Feature/Aspect Auto Loader COPY INTO
Use Case Designed for continuous, scalable, and efficient ingestion of large volumes of files. Ideal for batch ingestion of smaller datasets or incremental appends.
Performance Supports high scalability with features like file notification mode for large directories/files. Best suited for smaller numbers of files (e.g., thousands or less) in directory listing mode.
Incremental Processing Automatically tracks and processes new files incrementally using Structured Streaming. Tracks ingested files to ensure idempotency but does not natively support continuous streaming.

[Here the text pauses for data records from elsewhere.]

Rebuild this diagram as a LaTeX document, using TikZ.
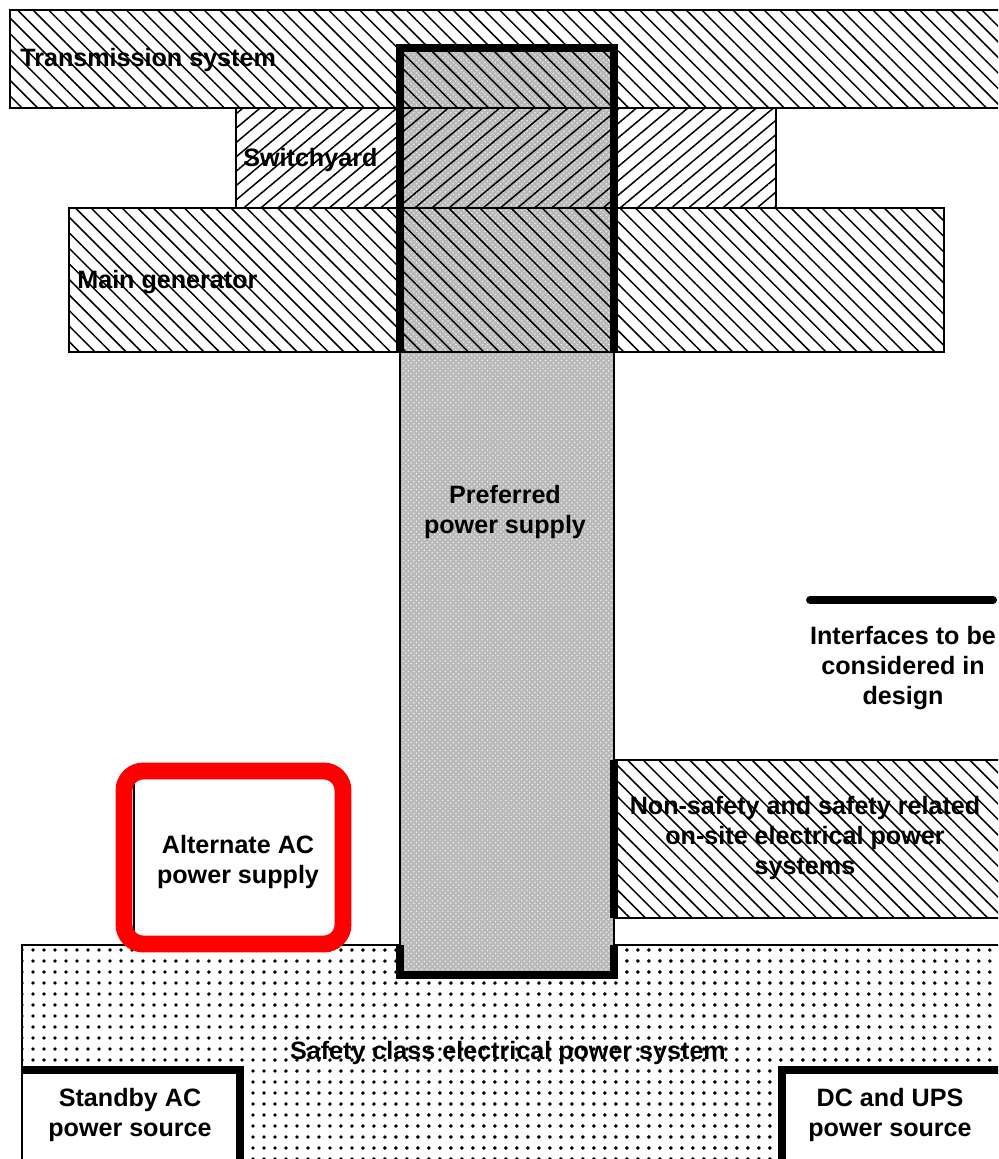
\documentclass[tikz,border=0pt]{standalone}
\usepackage{fontspec}
\setmainfont{Liberation Sans}
\usetikzlibrary{patterns, patterns.meta}
\definecolor{altred}{RGB}{255,0,0}

\begin{document}
\begin{tikzpicture}[x=0.02cm, y=-0.02cm,
  every node/.style={font=\bfseries\fontsize{14.3}{17}\selectfont, align=center, inner sep=0pt},
  thin box/.style={draw=black, line width=0.8pt},
  iface/.style={line width=4.5pt, line cap=butt, line join=miter},
  back hatch/.style={pattern={Lines[angle=-45,distance=0.22cm,line width=0.85pt]}},
  fwd hatch/.style={pattern={Lines[angle=40,distance=0.22cm,line width=0.85pt]}},
  dot fill/.style={pattern={Dots[radius=1.1pt,distance=0.22cm]}},
  checker/.style={preaction={fill=gray!55}, pattern=crosshatch dots, pattern color=white!85!gray}]
\useasboundingbox (0,0) rectangle (998,1159);
\clip (0,0) rectangle (998,1159);

% Safety class system with its two sources
\draw[thin box, dot fill] (22,945) rectangle (1010,1170);
\draw[thin box, fill=white] (22,1070) rectangle (240,1170);
\draw[thin box, fill=white] (782,1070) rectangle (1010,1170);
\draw[iface] (22,1070) -- (240,1070) -- (240,1170);
\draw[iface] (1010,1070) -- (782,1070) -- (782,1170);
\node (safety) at (508,1053) {Safety class electrical power system};
\node (standby) at (130,1115) {Standby AC\\power source};
\node (dcups) at (890,1115) {DC and UPS\\power source};

% Preferred power supply column
\draw[thin box, checker] (400,48) rectangle (614,975);

% Off-site rows (hatch runs over the column)
\draw[thin box, back hatch] (10,10) rectangle (1010,108);
\draw[thin box, fwd hatch] (236,108) rectangle (776,208);
\draw[thin box, back hatch] (69,208) rectangle (944,352);
\node[anchor=west] (trans) at (20,60) {Transmission system};
\node[anchor=west] (swyd) at (243,160) {Switchyard};
\node[anchor=west] (maingen) at (77,282) {Main generator};
\node (pref) at (505,512) {Preferred\\power supply};

% On-site systems
\draw[thin box, back hatch] (614,760) rectangle (1010,918);
\node (onsite) at (805,838) {Non-safety and safety related\\on-site electrical power\\systems};

% Interfaces
\draw[iface] (400,352) -- (400,48) -- (614,48) -- (614,352);
\draw[iface] (614,760) -- (614,918);
\draw[iface] (400,945) -- (400,975) -- (614,975) -- (614,945);

% Alternate AC box
\draw[thin box, fill=white] (134,774) rectangle (336,944);
\draw[altred, line width=9.6pt, rounded corners=11pt] (124,771) rectangle (343,944);
\node (alt) at (238,862) {Alternate AC\\power supply};

% Legend
\coordinate (ifL) at (810,600);
\coordinate (ifR) at (993,600);
\draw[line width=4.5pt, line cap=round] (ifL) -- (ifR);
\node (iflbl) at (903,668) {Interfaces to be\\considered in\\design};
\end{tikzpicture}
\end{document}
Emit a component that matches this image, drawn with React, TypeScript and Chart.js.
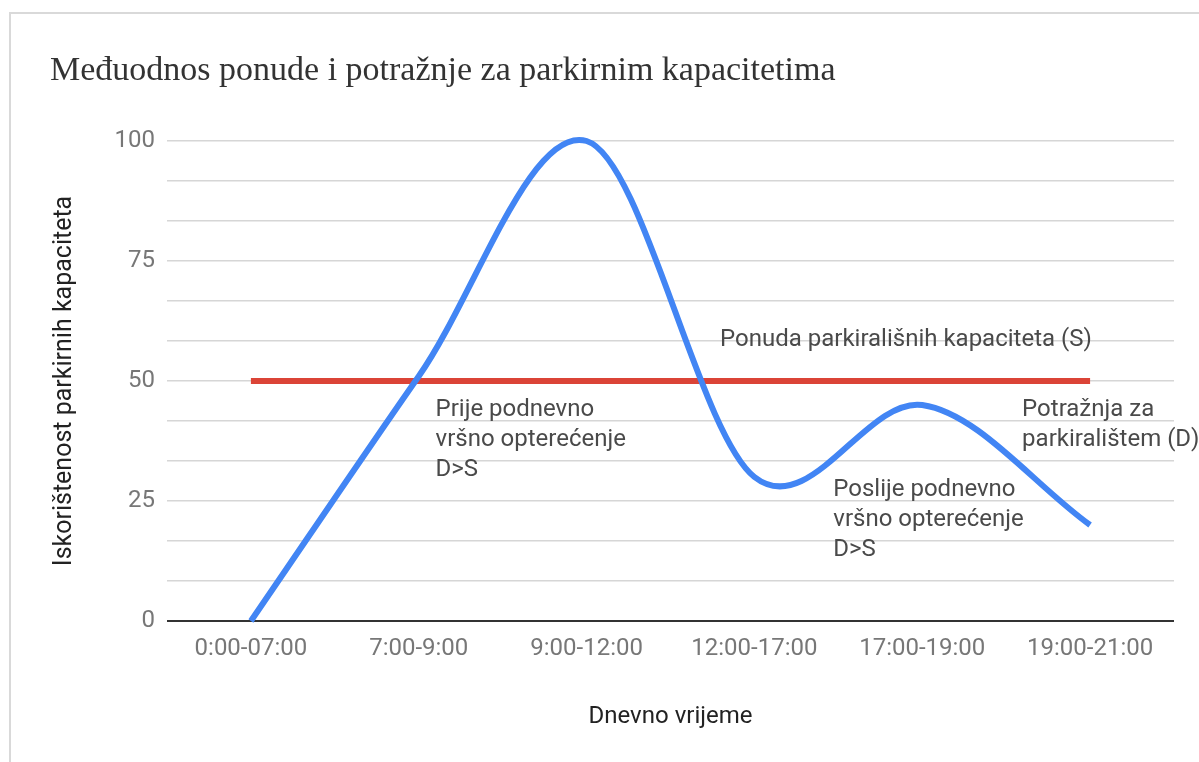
import React, { useEffect, useRef } from "react";
import { Chart, registerables } from "chart.js";

Chart.register(...registerables);

const categories = ["0:00-07:00", "7:00-9:00", "9:00-12:00", "12:00-17:00", "17:00-19:00", "19:00-21:00"];
const demand = [0, 51, 100, 30, 45, 20];
const supply = [50, 50, 50, 50, 50, 50];
const yMajorTicks = [0, 25, 50, 75, 100];
const yMinorPerMajor = 3;

const titleText = "Međuodnos ponude i potražnje za parkirnim kapacitetima";
const xTitle = "Dnevno vrijeme";
const yTitle = "Iskorištenost parkirnih kapaciteta";

// annotation anchors in data units (fractional category index, value)
const annotations = [
  { x: 2.795, y: 58.5, lines: ["Ponuda parkirališnih kapaciteta (S)"] },
  { x: 1.1, y: 44, lines: ["Prije podnevno", "vršno opterećenje", "D>S"] },
  { x: 3.47, y: 27.3, lines: ["Poslije podnevno", "vršno opterećenje", "D>S"] },
  { x: 4.595, y: 44, lines: ["Potražnja za", "parkiralištem (D)"] },
];

// Catmull-Rom style smoothing (like Google "function" curves) applied to the
// control points Chart.js computed for the demand line.
const smoothPlugin = {
  id: "catmull",
  beforeDatasetDraw(chart: any, args: any) {
    if (args.index !== 0) return;
    const meta = args.meta;
    const line = meta.dataset;
    if (line && line.updateControlPoints) line.updateControlPoints(chart.chartArea, "x");
    const pts = meta.data;
    const n = pts.length;
    for (let i = 0; i < n; i++) {
      const p = pts[i];
      const prev = pts[Math.max(0, i - 1)];
      const next = pts[Math.min(n - 1, i + 1)];
      const f = i === 0 || i === n - 1 ? 1 / 3 : 1 / 6;
      const dx = (next.x - prev.x) * f;
      const dy = (next.y - prev.y) * f;
      p.cp1x = p.x - dx;
      p.cp1y = p.y - dy;
      p.cp2x = p.x + dx;
      p.cp2y = p.y + dy;
    }
    if (line) line._path = undefined;
  },
};

const annotationPlugin = {
  id: "annot",
  afterDatasetsDraw(chart: any) {
    const { ctx, scales } = chart;
    const xs = scales.x;
    const ys = scales.y;
    ctx.save();
    ctx.font = "24px Roboto";
    ctx.fillStyle = "#4a4a4a";
    ctx.textAlign = "left";
    ctx.textBaseline = "middle";
    annotations.forEach((a) => {
      const i0 = Math.floor(a.x);
      const frac = a.x - i0;
      const px = xs.getPixelForValue(i0) + frac * (xs.getPixelForValue(i0 + 1) - xs.getPixelForValue(i0));
      const py = ys.getPixelForValue(a.y);
      a.lines.forEach((l, k) => ctx.fillText(l, px, py + k * 30));
    });
    ctx.restore();
  },
};

const titlePlugin = {
  id: "serifTitle",
  afterDraw(chart: any) {
    const { ctx } = chart;
    ctx.save();
    ctx.font = "34px 'Liberation Serif'";
    ctx.fillStyle = "#333333";
    ctx.textAlign = "left";
    ctx.textBaseline = "alphabetic";
    ctx.fillText(titleText, 50, 80);
    ctx.restore();
  },
};

export default function App() {
  const ref = useRef<HTMLCanvasElement>(null);
  useEffect(() => {
    document.body.style.margin = "0";
    const step = 25 / yMinorPerMajor;
    const chart = new Chart(ref.current!, {
      type: "line",
      data: {
        labels: categories,
        datasets: [
          {
            label: "Potražnja",
            data: demand,
            borderColor: "#4285f4",
            borderWidth: 6,
            tension: 0.01,
            pointRadius: 0,
            fill: false,
            borderCapStyle: "butt",
          },
          {
            label: "Ponuda",
            data: supply,
            borderColor: "#db4437",
            borderWidth: 6,
            pointRadius: 0,
            fill: false,
          },
        ],
      },
      plugins: [smoothPlugin, annotationPlugin, titlePlugin],
      options: {
        animation: false,
        responsive: false,
        maintainAspectRatio: false,
        layout: { padding: { top: 141, right: 25, left: 0, bottom: 0 } },
        plugins: { legend: { display: false }, tooltip: { enabled: false }, title: { display: false } },
        clip: false as any,
        scales: {
          x: {
            offset: true,
            grid: { display: false, drawTicks: false },
            border: { display: false },
            ticks: { color: "#777777", font: { family: "Roboto", size: 24 }, padding: 14, maxRotation: 0 },
            title: { display: true, text: xTitle, color: "#222222", font: { family: "Roboto", size: 24 }, padding: { top: 0, bottom: 31 } },
            afterFit: (s: any) => { s.height = 141; },
          },
          y: {
            min: 0,
            max: 100,
            grid: {
              drawTicks: false,
              color: (c: any) => (c.tick && c.tick.value === 0 ? "#333333" : "#d6d6d6"),
              lineWidth: (c: any) => (c.tick && c.tick.value === 0 ? 2 : 1.5),
            },
            border: { display: false },
            afterBuildTicks: (s: any) => {
              const t: any[] = [];
              const max = yMajorTicks[yMajorTicks.length - 1];
              for (let i = 0; i * step <= max + 1e-9; i++) t.push({ value: i * step });
              s.ticks = t;
            },
            ticks: {
              color: "#777777",
              font: { family: "Roboto", size: 24 },
              padding: 12,
              autoSkip: false,
              callback: (v: any) => {
                const n = Math.round(v);
                return Math.abs(v - n) < 1e-6 && yMajorTicks.includes(n) ? String(n) : "";
              },
            },
            title: { display: true, text: yTitle, color: "#222222", font: { family: "Roboto", size: 25 }, padding: { top: 50, bottom: 0 } },
            afterFit: (s: any) => { s.width = 167; },
          },
        },
      },
    });
    return () => chart.destroy();
  }, []);
  return (
    <div style={{ position: "relative", width: 1199, height: 762, background: "#fff", overflow: "hidden" }}>
      <div style={{ position: "absolute", left: 9, top: 12, right: -10, bottom: -10, borderLeft: "2px solid #d9d9d9", borderTop: "2px solid #d9d9d9" }} />
      <canvas ref={ref} width={1199} height={762} style={{ position: "absolute", left: 0, top: 0 }} />
    </div>
  );
}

Schema Management Requires a schema location to store inferred schemas for faster restarts and schema stability. Can infer schema directly during ingestion but does not require a schema location.
Transformation Support Limited to transformations supported by Structured Streaming. Supports simple transformations like column reordering, omission, and type casting during load.
Error Handling Advanced error handling with automatic retries and recovery mechanisms. Basic error handling with validation options for previewing data before ingestion.
Latency Suitable for near real-time streaming ingestion with low latency. Primarily used for batch ingestion; not optimized for low-latency use cases.
Configuration Complexity Requires configuration of triggers, schema location, and optional file notification services. Simple SQL-based command; minimal configuration required.
File Format Support Supports multiple file formats via cloudFiles source (e.g., CSV, JSON, Parquet). Also supports various formats (e.g., CSV, JSON, Parquet) with explicit format options in the command.
Cost Efficiency More cost-effective for large-scale streaming pipelines due to optimized resource usage. Cost-effective for scheduled batch processing or smaller datasets with predictable loads.

In summary:

  • Use Auto Loader when working with large-scale data pipelines requiring continuous ingestion and scalability.
  • Use COPY INTO for simpler batch ingestion tasks or when SQL-based workflows are preferred.